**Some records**
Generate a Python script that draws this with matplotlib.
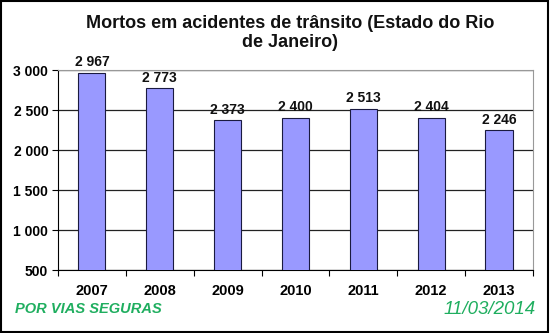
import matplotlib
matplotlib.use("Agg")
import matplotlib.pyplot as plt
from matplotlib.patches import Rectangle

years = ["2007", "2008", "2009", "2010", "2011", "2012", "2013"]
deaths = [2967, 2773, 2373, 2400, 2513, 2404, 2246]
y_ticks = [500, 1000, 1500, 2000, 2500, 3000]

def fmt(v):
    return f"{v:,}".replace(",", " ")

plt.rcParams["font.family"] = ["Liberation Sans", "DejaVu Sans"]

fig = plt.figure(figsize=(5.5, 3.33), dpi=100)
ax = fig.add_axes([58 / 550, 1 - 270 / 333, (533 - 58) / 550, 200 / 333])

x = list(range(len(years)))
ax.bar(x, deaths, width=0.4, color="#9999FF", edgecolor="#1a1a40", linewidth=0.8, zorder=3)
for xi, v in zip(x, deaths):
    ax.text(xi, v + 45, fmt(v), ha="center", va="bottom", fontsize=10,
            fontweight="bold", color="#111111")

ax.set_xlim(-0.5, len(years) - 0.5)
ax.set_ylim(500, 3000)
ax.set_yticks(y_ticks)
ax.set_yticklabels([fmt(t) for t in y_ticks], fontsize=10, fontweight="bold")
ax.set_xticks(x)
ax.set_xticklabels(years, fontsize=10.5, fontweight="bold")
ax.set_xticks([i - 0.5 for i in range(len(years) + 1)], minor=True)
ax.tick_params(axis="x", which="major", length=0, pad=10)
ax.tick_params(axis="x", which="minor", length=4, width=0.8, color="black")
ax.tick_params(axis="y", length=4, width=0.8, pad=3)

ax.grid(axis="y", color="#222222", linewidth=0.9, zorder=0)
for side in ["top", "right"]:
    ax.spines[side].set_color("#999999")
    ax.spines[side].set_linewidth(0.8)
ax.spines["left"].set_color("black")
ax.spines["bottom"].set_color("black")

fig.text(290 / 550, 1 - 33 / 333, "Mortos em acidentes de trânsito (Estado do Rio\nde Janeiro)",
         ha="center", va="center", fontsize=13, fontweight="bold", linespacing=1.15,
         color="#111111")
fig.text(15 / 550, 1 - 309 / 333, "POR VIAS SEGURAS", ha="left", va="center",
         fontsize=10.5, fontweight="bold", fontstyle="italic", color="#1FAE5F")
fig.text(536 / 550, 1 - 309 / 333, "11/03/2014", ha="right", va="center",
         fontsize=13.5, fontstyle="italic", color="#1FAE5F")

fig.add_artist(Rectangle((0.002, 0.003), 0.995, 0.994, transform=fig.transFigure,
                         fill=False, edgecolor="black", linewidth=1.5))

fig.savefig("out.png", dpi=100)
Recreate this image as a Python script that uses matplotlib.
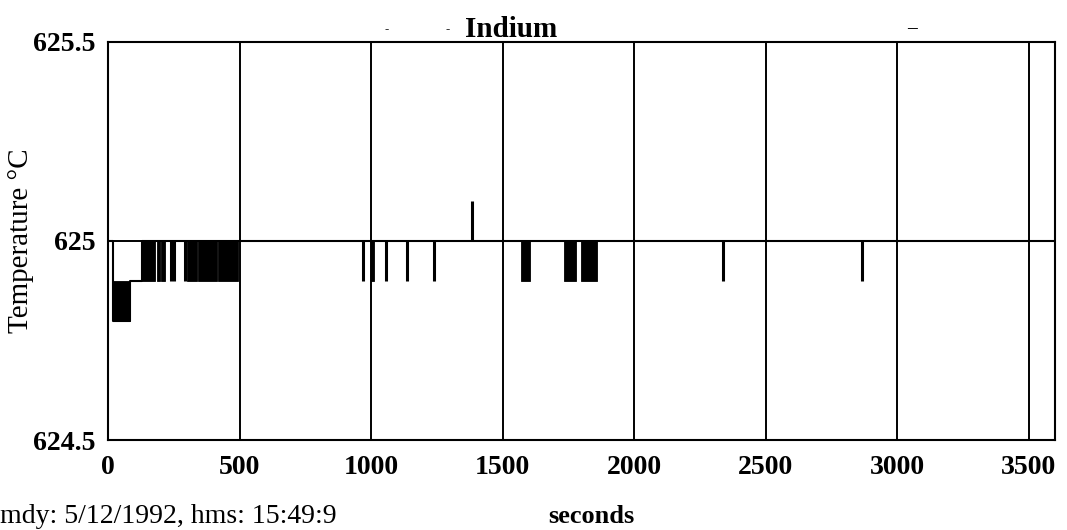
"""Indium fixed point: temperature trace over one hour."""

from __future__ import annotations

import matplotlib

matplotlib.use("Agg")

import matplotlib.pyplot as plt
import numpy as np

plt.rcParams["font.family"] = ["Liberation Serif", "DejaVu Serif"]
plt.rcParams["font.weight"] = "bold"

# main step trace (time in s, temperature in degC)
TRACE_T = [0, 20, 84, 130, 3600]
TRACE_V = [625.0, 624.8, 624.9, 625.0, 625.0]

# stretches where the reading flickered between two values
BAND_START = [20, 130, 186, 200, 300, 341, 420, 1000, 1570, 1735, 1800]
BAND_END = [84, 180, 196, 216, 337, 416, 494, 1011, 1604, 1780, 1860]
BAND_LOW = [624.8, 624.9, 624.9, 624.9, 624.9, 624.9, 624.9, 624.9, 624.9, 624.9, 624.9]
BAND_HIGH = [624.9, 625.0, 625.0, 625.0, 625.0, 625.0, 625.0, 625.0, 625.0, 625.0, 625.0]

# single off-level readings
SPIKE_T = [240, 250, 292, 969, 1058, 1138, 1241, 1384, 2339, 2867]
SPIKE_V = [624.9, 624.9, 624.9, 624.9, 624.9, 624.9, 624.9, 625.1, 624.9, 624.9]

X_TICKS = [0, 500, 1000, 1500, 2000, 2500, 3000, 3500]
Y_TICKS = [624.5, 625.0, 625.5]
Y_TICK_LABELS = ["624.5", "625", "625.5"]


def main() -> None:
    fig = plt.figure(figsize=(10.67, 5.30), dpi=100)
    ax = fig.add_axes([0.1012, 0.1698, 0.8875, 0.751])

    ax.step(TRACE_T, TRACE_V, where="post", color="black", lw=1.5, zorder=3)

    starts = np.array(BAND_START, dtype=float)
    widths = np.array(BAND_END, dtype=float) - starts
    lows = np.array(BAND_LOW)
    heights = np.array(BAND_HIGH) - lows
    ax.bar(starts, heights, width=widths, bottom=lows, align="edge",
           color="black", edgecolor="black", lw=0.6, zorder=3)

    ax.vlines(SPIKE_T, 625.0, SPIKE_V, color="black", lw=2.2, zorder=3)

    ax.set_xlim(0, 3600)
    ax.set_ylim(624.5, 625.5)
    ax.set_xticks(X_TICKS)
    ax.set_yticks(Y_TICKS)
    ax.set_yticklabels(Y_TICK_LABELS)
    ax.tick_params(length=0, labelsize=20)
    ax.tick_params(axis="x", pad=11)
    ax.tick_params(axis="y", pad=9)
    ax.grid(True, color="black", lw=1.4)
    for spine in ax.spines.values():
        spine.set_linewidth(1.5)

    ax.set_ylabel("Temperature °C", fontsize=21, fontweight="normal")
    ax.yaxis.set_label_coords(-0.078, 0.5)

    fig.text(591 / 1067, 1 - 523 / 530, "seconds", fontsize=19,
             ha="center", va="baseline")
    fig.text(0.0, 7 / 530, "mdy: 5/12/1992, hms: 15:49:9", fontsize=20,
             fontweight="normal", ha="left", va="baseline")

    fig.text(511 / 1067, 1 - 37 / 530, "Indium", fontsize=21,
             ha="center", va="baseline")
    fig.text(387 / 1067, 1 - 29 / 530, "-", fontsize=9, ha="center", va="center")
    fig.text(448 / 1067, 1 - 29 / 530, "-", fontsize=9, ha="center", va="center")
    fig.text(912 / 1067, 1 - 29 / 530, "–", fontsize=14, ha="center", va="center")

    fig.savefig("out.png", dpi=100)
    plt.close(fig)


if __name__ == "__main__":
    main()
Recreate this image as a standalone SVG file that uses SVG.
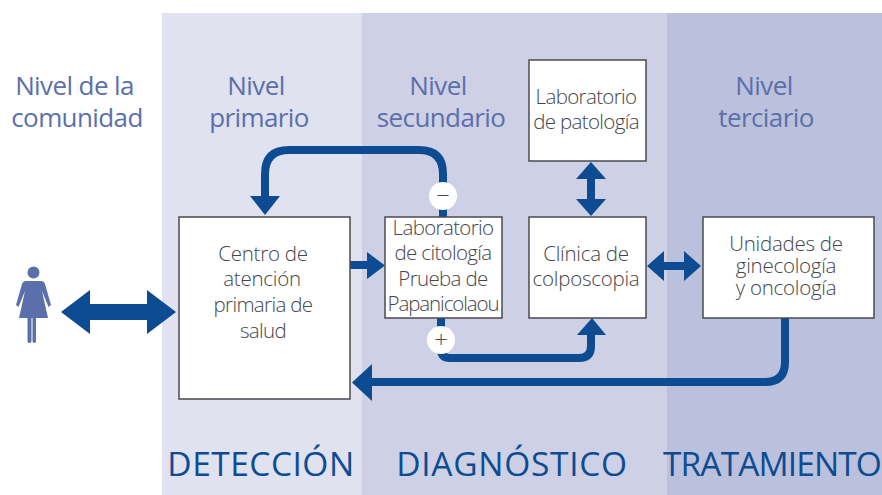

**Exercise prompt**
Output a single number: how many lines contain the word "that".

**Result below**
3